• **COLLECTED DATA**
#####

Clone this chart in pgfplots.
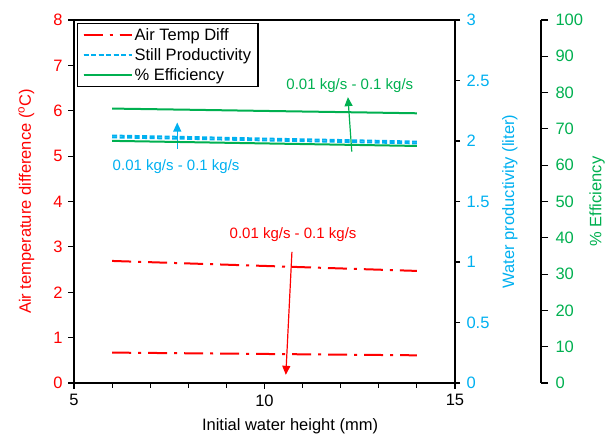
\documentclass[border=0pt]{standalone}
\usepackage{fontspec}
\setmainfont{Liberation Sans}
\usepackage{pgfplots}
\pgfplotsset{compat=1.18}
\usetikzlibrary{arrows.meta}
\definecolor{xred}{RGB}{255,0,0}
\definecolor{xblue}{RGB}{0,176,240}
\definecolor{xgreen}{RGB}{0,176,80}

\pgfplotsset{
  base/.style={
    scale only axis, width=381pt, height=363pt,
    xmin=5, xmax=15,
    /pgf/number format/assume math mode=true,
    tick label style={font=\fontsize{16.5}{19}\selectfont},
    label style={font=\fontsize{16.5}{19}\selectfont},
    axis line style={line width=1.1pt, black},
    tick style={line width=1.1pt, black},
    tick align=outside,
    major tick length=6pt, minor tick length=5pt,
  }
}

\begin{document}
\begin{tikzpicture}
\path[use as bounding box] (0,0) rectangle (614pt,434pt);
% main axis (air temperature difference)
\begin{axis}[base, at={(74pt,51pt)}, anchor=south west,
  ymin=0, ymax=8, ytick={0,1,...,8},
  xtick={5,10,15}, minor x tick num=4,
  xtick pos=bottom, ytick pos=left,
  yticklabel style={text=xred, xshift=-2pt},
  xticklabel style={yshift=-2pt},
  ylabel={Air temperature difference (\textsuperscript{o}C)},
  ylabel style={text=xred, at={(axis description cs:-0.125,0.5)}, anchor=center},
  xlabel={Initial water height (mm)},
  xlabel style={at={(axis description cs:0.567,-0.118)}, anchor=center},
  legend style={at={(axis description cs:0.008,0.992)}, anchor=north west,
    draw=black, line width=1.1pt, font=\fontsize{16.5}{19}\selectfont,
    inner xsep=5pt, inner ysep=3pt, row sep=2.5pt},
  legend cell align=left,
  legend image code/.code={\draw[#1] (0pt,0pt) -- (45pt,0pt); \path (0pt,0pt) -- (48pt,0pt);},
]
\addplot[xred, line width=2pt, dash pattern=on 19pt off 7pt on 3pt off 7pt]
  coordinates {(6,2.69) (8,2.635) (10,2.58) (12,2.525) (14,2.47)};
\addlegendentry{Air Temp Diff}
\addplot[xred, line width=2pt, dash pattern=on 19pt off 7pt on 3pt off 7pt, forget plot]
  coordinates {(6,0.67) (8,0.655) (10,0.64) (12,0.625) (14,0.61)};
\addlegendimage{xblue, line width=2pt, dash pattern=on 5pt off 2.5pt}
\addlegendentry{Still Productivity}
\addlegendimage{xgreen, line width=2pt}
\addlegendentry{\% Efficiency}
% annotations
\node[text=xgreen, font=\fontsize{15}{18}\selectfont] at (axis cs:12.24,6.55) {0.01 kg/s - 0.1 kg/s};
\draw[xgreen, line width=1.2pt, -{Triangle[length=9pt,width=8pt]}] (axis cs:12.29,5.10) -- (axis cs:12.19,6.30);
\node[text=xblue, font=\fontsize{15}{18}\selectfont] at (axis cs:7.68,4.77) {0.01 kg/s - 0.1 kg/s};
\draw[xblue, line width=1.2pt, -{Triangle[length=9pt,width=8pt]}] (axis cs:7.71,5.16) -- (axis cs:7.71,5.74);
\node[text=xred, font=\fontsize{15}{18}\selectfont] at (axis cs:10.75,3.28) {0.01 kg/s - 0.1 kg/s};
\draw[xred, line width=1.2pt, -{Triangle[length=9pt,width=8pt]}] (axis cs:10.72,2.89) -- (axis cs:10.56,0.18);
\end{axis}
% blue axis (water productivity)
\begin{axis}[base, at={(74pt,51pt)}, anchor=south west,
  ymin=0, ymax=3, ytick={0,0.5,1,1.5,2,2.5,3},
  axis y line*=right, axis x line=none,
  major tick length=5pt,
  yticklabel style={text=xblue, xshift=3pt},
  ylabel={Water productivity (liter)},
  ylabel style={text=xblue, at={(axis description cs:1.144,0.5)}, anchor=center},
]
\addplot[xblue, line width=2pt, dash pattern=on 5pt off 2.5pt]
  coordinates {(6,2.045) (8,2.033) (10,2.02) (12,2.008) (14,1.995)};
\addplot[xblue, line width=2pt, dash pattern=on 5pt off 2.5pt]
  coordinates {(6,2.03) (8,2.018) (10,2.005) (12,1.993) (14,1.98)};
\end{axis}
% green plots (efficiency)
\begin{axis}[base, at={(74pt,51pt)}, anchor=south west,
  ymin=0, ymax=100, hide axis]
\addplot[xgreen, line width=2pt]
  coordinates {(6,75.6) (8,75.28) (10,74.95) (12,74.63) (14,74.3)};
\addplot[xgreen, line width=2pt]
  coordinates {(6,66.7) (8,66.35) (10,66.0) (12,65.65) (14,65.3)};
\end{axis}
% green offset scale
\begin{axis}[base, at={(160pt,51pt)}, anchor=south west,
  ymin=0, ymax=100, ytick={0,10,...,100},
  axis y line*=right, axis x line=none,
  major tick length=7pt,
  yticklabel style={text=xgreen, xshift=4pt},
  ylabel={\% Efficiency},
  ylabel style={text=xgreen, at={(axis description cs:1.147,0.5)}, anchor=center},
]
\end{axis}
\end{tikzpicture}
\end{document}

#####

• **REQUEST**
Except for the pictures, give all the material above again verbatim.

• **SOLUTION TO THIS EXERCISE**
Clone this chart in pgfplots.
\documentclass[border=0pt]{standalone}
\usepackage{fontspec}
\setmainfont{Liberation Sans}
\usepackage{pgfplots}
\pgfplotsset{compat=1.18}
\usetikzlibrary{arrows.meta}
\definecolor{xred}{RGB}{255,0,0}
\definecolor{xblue}{RGB}{0,176,240}
\definecolor{xgreen}{RGB}{0,176,80}

\pgfplotsset{
  base/.style={
    scale only axis, width=381pt, height=363pt,
    xmin=5, xmax=15,
    /pgf/number format/assume math mode=true,
    tick label style={font=\fontsize{16.5}{19}\selectfont},
    label style={font=\fontsize{16.5}{19}\selectfont},
    axis line style={line width=1.1pt, black},
    tick style={line width=1.1pt, black},
    tick align=outside,
    major tick length=6pt, minor tick length=5pt,
  }
}

\begin{document}
\begin{tikzpicture}
\path[use as bounding box] (0,0) rectangle (614pt,434pt);
% main axis (air temperature difference)
\begin{axis}[base, at={(74pt,51pt)}, anchor=south west,
  ymin=0, ymax=8, ytick={0,1,...,8},
  xtick={5,10,15}, minor x tick num=4,
  xtick pos=bottom, ytick pos=left,
  yticklabel style={text=xred, xshift=-2pt},
  xticklabel style={yshift=-2pt},
  ylabel={Air temperature difference (\textsuperscript{o}C)},
  ylabel style={text=xred, at={(axis description cs:-0.125,0.5)}, anchor=center},
  xlabel={Initial water height (mm)},
  xlabel style={at={(axis description cs:0.567,-0.118)}, anchor=center},
  legend style={at={(axis description cs:0.008,0.992)}, anchor=north west,
    draw=black, line width=1.1pt, font=\fontsize{16.5}{19}\selectfont,
    inner xsep=5pt, inner ysep=3pt, row sep=2.5pt},
  legend cell align=left,
  legend image code/.code={\draw[#1] (0pt,0pt) -- (45pt,0pt); \path (0pt,0pt) -- (48pt,0pt);},
]
\addplot[xred, line width=2pt, dash pattern=on 19pt off 7pt on 3pt off 7pt]
  coordinates {(6,2.69) (8,2.635) (10,2.58) (12,2.525) (14,2.47)};
\addlegendentry{Air Temp Diff}
\addplot[xred, line width=2pt, dash pattern=on 19pt off 7pt on 3pt off 7pt, forget plot]
  coordinates {(6,0.67) (8,0.655) (10,0.64) (12,0.625) (14,0.61)};
\addlegendimage{xblue, line width=2pt, dash pattern=on 5pt off 2.5pt}
\addlegendentry{Still Productivity}
\addlegendimage{xgreen, line width=2pt}
\addlegendentry{\% Efficiency}
% annotations
\node[text=xgreen, font=\fontsize{15}{18}\selectfont] at (axis cs:12.24,6.55) {0.01 kg/s - 0.1 kg/s};
\draw[xgreen, line width=1.2pt, -{Triangle[length=9pt,width=8pt]}] (axis cs:12.29,5.10) -- (axis cs:12.19,6.30);
\node[text=xblue, font=\fontsize{15}{18}\selectfont] at (axis cs:7.68,4.77) {0.01 kg/s - 0.1 kg/s};
\draw[xblue, line width=1.2pt, -{Triangle[length=9pt,width=8pt]}] (axis cs:7.71,5.16) -- (axis cs:7.71,5.74);
\node[text=xred, font=\fontsize{15}{18}\selectfont] at (axis cs:10.75,3.28) {0.01 kg/s - 0.1 kg/s};
\draw[xred, line width=1.2pt, -{Triangle[length=9pt,width=8pt]}] (axis cs:10.72,2.89) -- (axis cs:10.56,0.18);
\end{axis}
% blue axis (water productivity)
\begin{axis}[base, at={(74pt,51pt)}, anchor=south west,
  ymin=0, ymax=3, ytick={0,0.5,1,1.5,2,2.5,3},
  axis y line*=right, axis x line=none,
  major tick length=5pt,
  yticklabel style={text=xblue, xshift=3pt},
  ylabel={Water productivity (liter)},
  ylabel style={text=xblue, at={(axis description cs:1.144,0.5)}, anchor=center},
]
\addplot[xblue, line width=2pt, dash pattern=on 5pt off 2.5pt]
  coordinates {(6,2.045) (8,2.033) (10,2.02) (12,2.008) (14,1.995)};
\addplot[xblue, line width=2pt, dash pattern=on 5pt off 2.5pt]
  coordinates {(6,2.03) (8,2.018) (10,2.005) (12,1.993) (14,1.98)};
\end{axis}
% green plots (efficiency)
\begin{axis}[base, at={(74pt,51pt)}, anchor=south west,
  ymin=0, ymax=100, hide axis]
\addplot[xgreen, line width=2pt]
  coordinates {(6,75.6) (8,75.28) (10,74.95) (12,74.63) (14,74.3)};
\addplot[xgreen, line width=2pt]
  coordinates {(6,66.7) (8,66.35) (10,66.0) (12,65.65) (14,65.3)};
\end{axis}
% green offset scale
\begin{axis}[base, at={(160pt,51pt)}, anchor=south west,
  ymin=0, ymax=100, ytick={0,10,...,100},
  axis y line*=right, axis x line=none,
  major tick length=7pt,
  yticklabel style={text=xgreen, xshift=4pt},
  ylabel={\% Efficiency},
  ylabel style={text=xgreen, at={(axis description cs:1.147,0.5)}, anchor=center},
]
\end{axis}
\end{tikzpicture}
\end{document}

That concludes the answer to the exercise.